Like-for-like sales growth for Card Factory increased by +0.2% (H1 FY16: +2.8%) with ongoing strong growth from the new cardfactory.co.uk website. As expected, the website's rate of growth slowed in April as we reached the anniversary of its relaunch.

Excluding the website, like-for-like sales performance for our store network was broadly flat at -0.1% (H1 FY16: +2.7%) with consistently strong growth in average spend being offset by lower transaction numbers, as reported for Q1.

Card Factory opened 34 net new stores in the period (H1 FY16: 36) bringing the total estate to 848 stores as at 31 July 2016. The contribution of net new store openings to overall Group revenue growth was slightly lower than the first half last year, partly as a result of openings being on average slightly later than in the equivalent period last year.

Card Factory says it remains on track to deliver approximately 50 net new stores in the current financial year with all expected to be open in advance of the important Christmas season.

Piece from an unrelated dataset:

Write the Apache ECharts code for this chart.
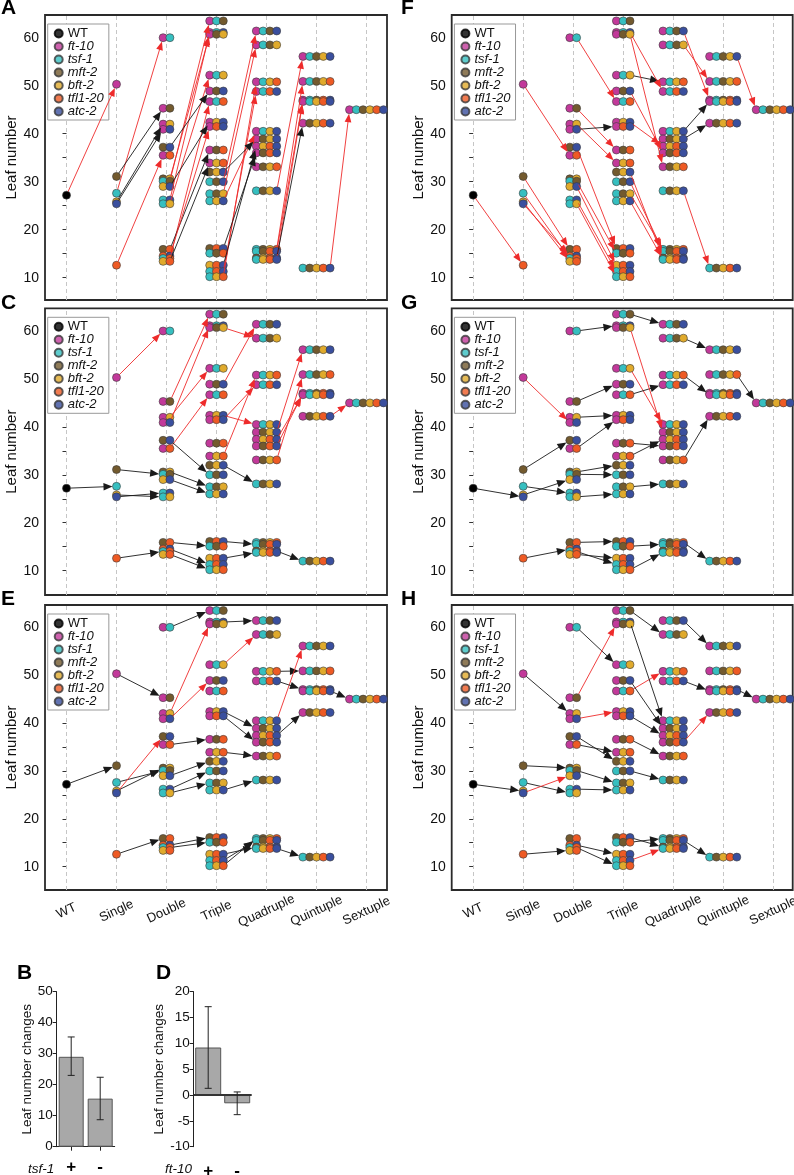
<!DOCTYPE html>
<html><head><meta charset="utf-8">
<script src="https://cdn.jsdelivr.net/npm/echarts@6/dist/echarts.min.js"></script>
<style>html,body{margin:0;padding:0;background:#fff}#c{width:794px;height:1175px}</style>
</head><body><div id="c"></div>
<script>
// ---------------- DATA ----------------
const categories = ['WT', 'Single', 'Double', 'Triple', 'Quadruple', 'Quintuple', 'Sextuple'];
const mutantNames = ['ft-10', 'tsf-1', 'mft-2', 'bft-2', 'tfl1-20', 'atc-2'];
const mutantCodes = ['F', 'T', 'M', 'B', 'L', 'A'];
// genotype codes (letters of mutant alleles present) and their leaf numbers
const genotypeCodes = [
  '',
  'F', 'T', 'M', 'B', 'L', 'A',
  'FT', 'FM', 'FB', 'FL', 'FA', 'TM', 'TB', 'TL', 'TA', 'MB', 'ML', 'MA', 'BL', 'BA', 'LA',
  'FTM', 'FTB', 'FTL', 'FTA', 'FMB', 'FML', 'FMA', 'FBL', 'FBA', 'FLA', 'TMB', 'TML', 'TMA', 'TBL', 'TBA', 'TLA', 'MBA', 'MLA', 'BLA',
  'FTMB', 'FTMA', 'FTBL', 'FTBA', 'FTLA', 'FMBL', 'FMBA', 'FMLA', 'FBLA', 'TMBL', 'TMBA', 'TMLA', 'TBLA', 'MBLA',
  'FTMBL', 'FTMBA', 'FTMLA', 'FTBLA', 'FMBLA', 'TMBLA',
  'FTMBLA'
];
const leafNumbers = [
  27.2,
  50.3, 27.6, 31.1, 25.8, 12.6, 25.4,
  60.0, 45.3, 42.0, 35.5, 40.9, 30.1, 25.4, 14.0, 26.2, 30.6, 15.9, 37.2, 13.4, 29.0, 14.5,
  63.5, 52.2, 46.7, 61.1, 60.7, 36.6, 48.9, 33.9, 42.4, 41.5, 27.5, 15.1, 30.0, 10.2, 26.0, 11.3, 32.0, 16.1, 12.6,
  58.5, 61.4, 50.8, 40.5, 48.8, 33.1, 38.9, 36.0, 37.4, 15.9, 28.1, 15.5, 13.8, 14.1,
  50.9, 56.1, 47.0, 46.7, 42.2, 12.0,
  45.0
];
// panels: which mutation each arrow adds, and which source genotypes get red arrows
const panelNames = ['A', 'C', 'E', 'F', 'G', 'H'];
const panelAddedMutant = ['F', 'T', 'M', 'L', 'A', 'B'];
const redSourcesA = ['', 'T', 'L', 'TM', 'TB', 'TL', 'TA', 'MB', 'LA', 'TMB', 'TMA', 'TBL', 'TBA', 'TLA', 'TMBL', 'TMBA', 'TMLA', 'TBLA', 'TMBLA'];
const redSourcesC = ['F', 'FM', 'FB', 'FL', 'FA', 'FMB', 'FMA', 'FBL', 'FBA', 'FLA', 'FMBL', 'FMBA', 'FMLA', 'FBLA', 'FMBLA'];
const redSourcesE = ['A', 'FB', 'FA', 'FTB', 'FTBA'];
const redSourcesF = ['', 'F', 'T', 'M', 'B', 'A', 'FT', 'FM', 'FB', 'TM', 'TB', 'TA', 'MA', 'BA', 'FTA', 'FMB', 'FMA', 'FBA', 'TMB', 'TMA', 'TBA', 'MBA', 'FTMB', 'FTMA', 'TMBA', 'FTMBA'];
const redSourcesG = ['F', 'FTB', 'FMB'];
const redSourcesH = ['A', 'FM', 'FA', 'FTL', 'TLA', 'FMLA'];
const panelRedSources = [redSourcesA, redSourcesC, redSourcesE, redSourcesF, redSourcesG, redSourcesH];
// bar charts B and D
const barCategories = ['+', '-'];
const tsfMeans = [29.0, 15.5];
const tsfErrLow = [23.0, 8.7];
const tsfErrHigh = [35.4, 22.4];
const ftMeans = [9.2, -1.6];
const ftErrLow = [1.3, -3.8];
const ftErrHigh = [17.1, 0.6];

// ---------------- STYLE / LAYOUT ----------------
const FONT = '"Liberation Sans", Arial, Helvetica, sans-serif';
const wtColor = '#000000';
const mutantColors = ['#c2399a', '#36bfc0', '#735a2e', '#e0aa2c', '#ee5a24', '#3a4f9e'];
const colLeft = [45, 451.7], colWidth = [342, 341];
const rowTop = [15, 308.3, 605], rowHeight = [285, 286.7, 285];
const yMinRow = [5.35, 4.93, 5.13], yMaxRow = [64.73, 64.73, 64.66];
const pxPerUnit = 50, xMin = -0.43, dotStep = 0.136;
const panelCol = [0, 0, 0, 1, 1, 1], panelRow = [0, 1, 2, 0, 1, 2];
const ORDER = 'FTMBLA';

const leafOf = {};
genotypeCodes.forEach((c, i) => leafOf[c] = leafNumbers[i]);
function canonical(s) { return ORDER.split('').filter(ch => s.includes(ch)).join(''); }
function dotX(code, i) { const n = code.length; return n === 0 ? 0 : n + (i - (n - 1) / 2) * dotStep; }

// dots, drawn from highest row to lowest so lower rows sit on top
const dotData = [];
genotypeCodes.map((c, i) => i).sort((a, b) => leafNumbers[b] - leafNumbers[a]).forEach(gi => {
  const code = genotypeCodes[gi], y = leafNumbers[gi];
  if (code.length === 0) { dotData.push({ value: [0, y], itemStyle: { color: wtColor } }); return; }
  for (let i = 0; i < code.length; i++) {
    dotData.push({ value: [dotX(code, i), y], itemStyle: { color: mutantColors[mutantCodes.indexOf(code[i])] } });
  }
});

function arrowsFor(p) {
  const add = panelAddedMutant[p], reds = panelRedSources[p], out = [];
  genotypeCodes.forEach(code => {
    if (code.includes(add)) return;
    const tgt = canonical(code + add);
    if (!(tgt in leafOf)) return;
    out.push([dotX(code, Math.max(code.length - 1, 0)), leafOf[code], dotX(tgt, 0), leafOf[tgt], reds.includes(code) ? 1 : 0]);
  });
  return out;
}

function renderArrow(params, api) {
  const p1 = api.coord([api.value(0), api.value(1)]);
  const p2 = api.coord([api.value(2), api.value(3)]);
  const red = api.value(4) === 1;
  const color = red ? '#ee2b2b' : '#1a1a1a';
  const dx = p2[0] - p1[0], dy = p2[1] - p1[1];
  const len = Math.sqrt(dx * dx + dy * dy) || 1;
  const ux = dx / len, uy = dy / len;
  const r = 4;
  const s = [p1[0] + ux * r, p1[1] + uy * r];
  const tip = [p2[0] - ux * r, p2[1] - uy * r];
  const hl = red ? 8.5 : 9, hw = red ? 3.4 : 3.8;
  const base = [tip[0] - ux * hl, tip[1] - uy * hl];
  return {
    type: 'group', children: [
      { type: 'line', shape: { x1: s[0], y1: s[1], x2: base[0] + ux * 1, y2: base[1] + uy * 1 }, style: { stroke: color, lineWidth: 0.9 } },
      { type: 'polygon', shape: { points: [tip, [base[0] - uy * hw, base[1] + ux * hw], [base[0] + uy * hw, base[1] - ux * hw]] }, style: { fill: color } }
    ]
  };
}

function renderErr(params, api) {
  const lo = api.coord([api.value(0), api.value(1)]);
  const hi = api.coord([api.value(0), api.value(2)]);
  const w = 3.5, st = { stroke: '#222', lineWidth: 1 };
  return {
    type: 'group', children: [
      { type: 'line', shape: { x1: lo[0], y1: lo[1], x2: hi[0], y2: hi[1] }, style: st },
      { type: 'line', shape: { x1: lo[0] - w, y1: lo[1], x2: lo[0] + w, y2: lo[1] }, style: st },
      { type: 'line', shape: { x1: hi[0] - w, y1: hi[1], x2: hi[0] + w, y2: hi[1] }, style: st }
    ]
  };
}

// ---------------- OPTION ----------------
const grids = [], xAxes = [], yAxes = [], series = [], legends = [], graphics = [];
const legendNames = ['WT'].concat(mutantNames);

for (let p = 0; p < 6; p++) {
  const c = panelCol[p], r = panelRow[p];
  grids.push({ left: colLeft[c], top: rowTop[r], width: colWidth[c], height: rowHeight[r], show: true, borderColor: '#2a2a2a', borderWidth: 1.8, backgroundColor: 'transparent', containLabel: false, outerBoundsMode: 'none' });
  const bottom = r === 2;
  xAxes.push({
    type: 'value', gridIndex: p, min: xMin, max: xMin + colWidth[c] / pxPerUnit,
    axisLine: { show: false }, axisTick: { show: false }, splitLine: { show: false },
    axisLabel: bottom ? { show: true, customValues: [0, 1, 2, 3, 4, 5, 6], formatter: v => categories[Math.round(v)], rotate: 25, align: 'center', verticalAlign: 'middle', fontSize: 13, fontFamily: FONT, color: '#111', margin: 21, hideOverlap: false } : { show: false }
  });
  yAxes.push({
    type: 'value', gridIndex: p, min: yMinRow[r], max: yMaxRow[r],
    axisLine: { show: false }, splitLine: { show: false },
    axisTick: { show: true, customValues: [10, 15, 20, 25, 30, 35, 40, 45, 50, 55, 60], length: 4, lineStyle: { color: '#333', width: 1 } },
    axisLabel: { customValues: [10, 20, 30, 40, 50, 60], fontSize: 14, fontFamily: FONT, color: '#111', margin: 6, hideOverlap: false },
    name: 'Leaf number', nameLocation: 'middle', nameGap: 24, nameTextStyle: { fontSize: 15, fontFamily: FONT, color: '#111' }
  });
  legends.push({
    left: colLeft[c] + 2.7, top: rowTop[r] + 9, orient: 'vertical', data: legendNames, selectedMode: false,
    icon: 'circle', itemWidth: 8, itemHeight: 8, itemGap: 0, padding: [3, 5, 2, 6],
    borderColor: '#999', borderWidth: 1, backgroundColor: '#fff',
    formatter: n => n === 'WT' ? '{n|' + n + '}' : '{i|' + n + '}',
    textStyle: { fontSize: 13, fontFamily: FONT, color: '#111', lineHeight: 12.9,
      rich: { n: { fontSize: 13, fontFamily: FONT, lineHeight: 12.9, color: '#111' }, i: { fontSize: 13, fontFamily: FONT, fontStyle: 'italic', lineHeight: 12.9, color: '#111' } } }
  });
  series.push({
    type: 'scatter', name: '_grid' + p, xAxisIndex: p, yAxisIndex: p, data: [], silent: true, z: 1,
    markLine: { silent: true, z: 1, symbol: ['none', 'none'], label: { show: false }, animation: false,
      lineStyle: { color: '#c6c6c6', type: [4, 3], width: 1 }, emphasis: { disabled: true },
      data: categories.map((cat, i) => ({ xAxis: i })) }
  });
  series.push({
    type: 'scatter', name: '_dots' + p, xAxisIndex: p, yAxisIndex: p, data: dotData, z: 3, silent: true,
    symbolSize: 8, itemStyle: { borderColor: '#3a3a3a', borderWidth: 0.6, opacity: 1 }, emphasis: { disabled: true }, animation: false
  });
  series.push({
    type: 'custom', name: '_arrows' + p, xAxisIndex: p, yAxisIndex: p, data: arrowsFor(p), z: 4, silent: true,
    encode: { x: [0, 2], y: [1, 3] }, renderItem: renderArrow, animation: false
  });
  graphics.push({ type: 'text', left: c === 0 ? 1 : 401, top: [ -2, 293, 589 ][r],
    style: { text: panelNames[p], font: 'bold 21px ' + FONT, fill: '#000' } });
}

// legend carrier series
legendNames.forEach((n, i) => {
  series.push({ type: 'scatter', name: n, xAxisIndex: 0, yAxisIndex: 0, data: [], itemStyle: { color: i === 0 ? wtColor : mutantColors[i - 1], borderColor: i === 0 ? '#000' : '#3a3a3a', borderWidth: 0.6 } });
});

// bar chart B (grid 6) and D (grid 7)
grids.push({ left: 56.7, top: 991.7, width: 58, height: 155, outerBoundsMode: 'none' });
grids.push({ left: 193.7, top: 991.7, width: 58, height: 155, outerBoundsMode: 'none' });
xAxes.push({ type: 'category', gridIndex: 6, data: barCategories, axisLine: { lineStyle: { color: '#222', width: 1 } },
  axisTick: { show: true, alignWithLabel: true, length: 4, lineStyle: { color: '#222' } },
  axisLabel: { fontSize: 17, fontFamily: FONT, color: '#000', margin: 12, fontWeight: 'bold' } });
xAxes.push({ type: 'category', gridIndex: 7, data: barCategories, axisLine: { show: false, onZero: false }, axisTick: { show: false },
  axisLabel: { fontSize: 17, fontFamily: FONT, color: '#000', margin: 16, fontWeight: 'bold' } });
yAxes.push({ type: 'value', gridIndex: 6, min: 0, max: 50, interval: 10, splitLine: { show: false },
  axisLine: { show: true, lineStyle: { color: '#222', width: 1 } }, axisTick: { show: true, length: 4, lineStyle: { color: '#222' } },
  axisLabel: { fontSize: 13.5, fontFamily: FONT, color: '#111', margin: 4 },
  name: 'Leaf number changes', nameLocation: 'middle', nameGap: 21, nameTextStyle: { fontSize: 13.5, fontFamily: FONT, color: '#111' } });
yAxes.push({ type: 'value', gridIndex: 7, min: -10, max: 20, interval: 5, splitLine: { show: false },
  axisLine: { show: true, lineStyle: { color: '#222', width: 1 } }, axisTick: { show: true, length: 4, lineStyle: { color: '#222' } },
  axisLabel: { fontSize: 13.5, fontFamily: FONT, color: '#111', margin: 4 },
  name: 'Leaf number changes', nameLocation: 'middle', nameGap: 24, nameTextStyle: { fontSize: 13.5, fontFamily: FONT, color: '#111' } });
series.push({ type: 'bar', xAxisIndex: 6, yAxisIndex: 6, data: tsfMeans, barWidth: 25, silent: true,
  itemStyle: { color: '#a8a8a8', borderColor: '#555', borderWidth: 1 }, animation: false });
series.push({ type: 'custom', xAxisIndex: 6, yAxisIndex: 6, data: barCategories.map((b, i) => [i, tsfErrLow[i], tsfErrHigh[i]]),
  encode: { x: 0, y: [1, 2] }, renderItem: renderErr, z: 5, silent: true, animation: false });
series.push({ type: 'bar', xAxisIndex: 7, yAxisIndex: 7, data: ftMeans, barWidth: 26, silent: true,
  itemStyle: { color: '#a8a8a8', borderColor: '#555', borderWidth: 1 }, animation: false,
  markLine: { silent: true, symbol: ['none', 'none'], label: { show: false }, lineStyle: { color: '#333', width: 2, type: 'solid' }, data: [{ yAxis: 0 }], animation: false } });
series.push({ type: 'custom', xAxisIndex: 7, yAxisIndex: 7, data: barCategories.map((b, i) => [i, ftErrLow[i], ftErrHigh[i]]),
  encode: { x: 0, y: [1, 2] }, renderItem: renderErr, z: 5, silent: true, animation: false });

graphics.push({ type: 'text', left: 17, top: 963, style: { text: 'B', font: 'bold 21px ' + FONT, fill: '#000' } });
graphics.push({ type: 'text', left: 156, top: 963, style: { text: 'D', font: 'bold 21px ' + FONT, fill: '#000' } });
graphics.push({ type: 'text', left: 28, top: 1162, style: { text: 'tsf-1', font: 'italic 13.5px ' + FONT, fill: '#111' } });
graphics.push({ type: 'text', left: 165, top: 1162, style: { text: 'ft-10', font: 'italic 13.5px ' + FONT, fill: '#111' } });

const chart = echarts.init(document.getElementById('c'), null, { renderer: 'canvas', width: 794, height: 1175 });
chart.setOption({
  animation: false, backgroundColor: '#fff',
  grid: grids, xAxis: xAxes, yAxis: yAxes, legend: legends, series: series, graphic: graphics
});
</script></body></html>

Year-on-year sales performance at gettingpersonal.co.uk was flat with improvements in average spend being offset by lower visitor numbers. Whilst gettingpersonal.co.uk faced very strong prior year comparatives in the first half (H1 FY16: +24.9%), the second quarter was particularly disappointing. We continue to target like-for-like sales growth of at least 10% at gettingpersonal.co.uk and we are currently investing in a number of business improvement initiatives in pursuit of this aim.

Chief executive Karen Hubbard said: "As highlighted in our Q1 announcement, the retail environment in the first half has been challenging and, as widely reported, footfall patterns in the first half have generally been soft. Card Factory is not immune to these wider factors and our sales growth over the period was lower than our normal levels as a result.

"It is too early to assess the precise impact on overall consumer sentiment and retail footfall from the result of the EU referendum. However, we enter the second half with confidence in the quality and value of our offer, including our new Christmas range, and we will target improved sales growth in the second half.

"Despite the near term challenges, Card Factory remains the clear market leader in the robust and resilient greetings card market with a strong value proposition, a unique vertically integrated operating model, significant scale advantages, superior margin structure and a strong management team.

"We remain as convinced as ever of the strong growth prospects for the business, and of our ability to deliver strong shareholder returns over the medium term. We are confident of delivering full year underlying profit before tax within the range of analysts' current expectations."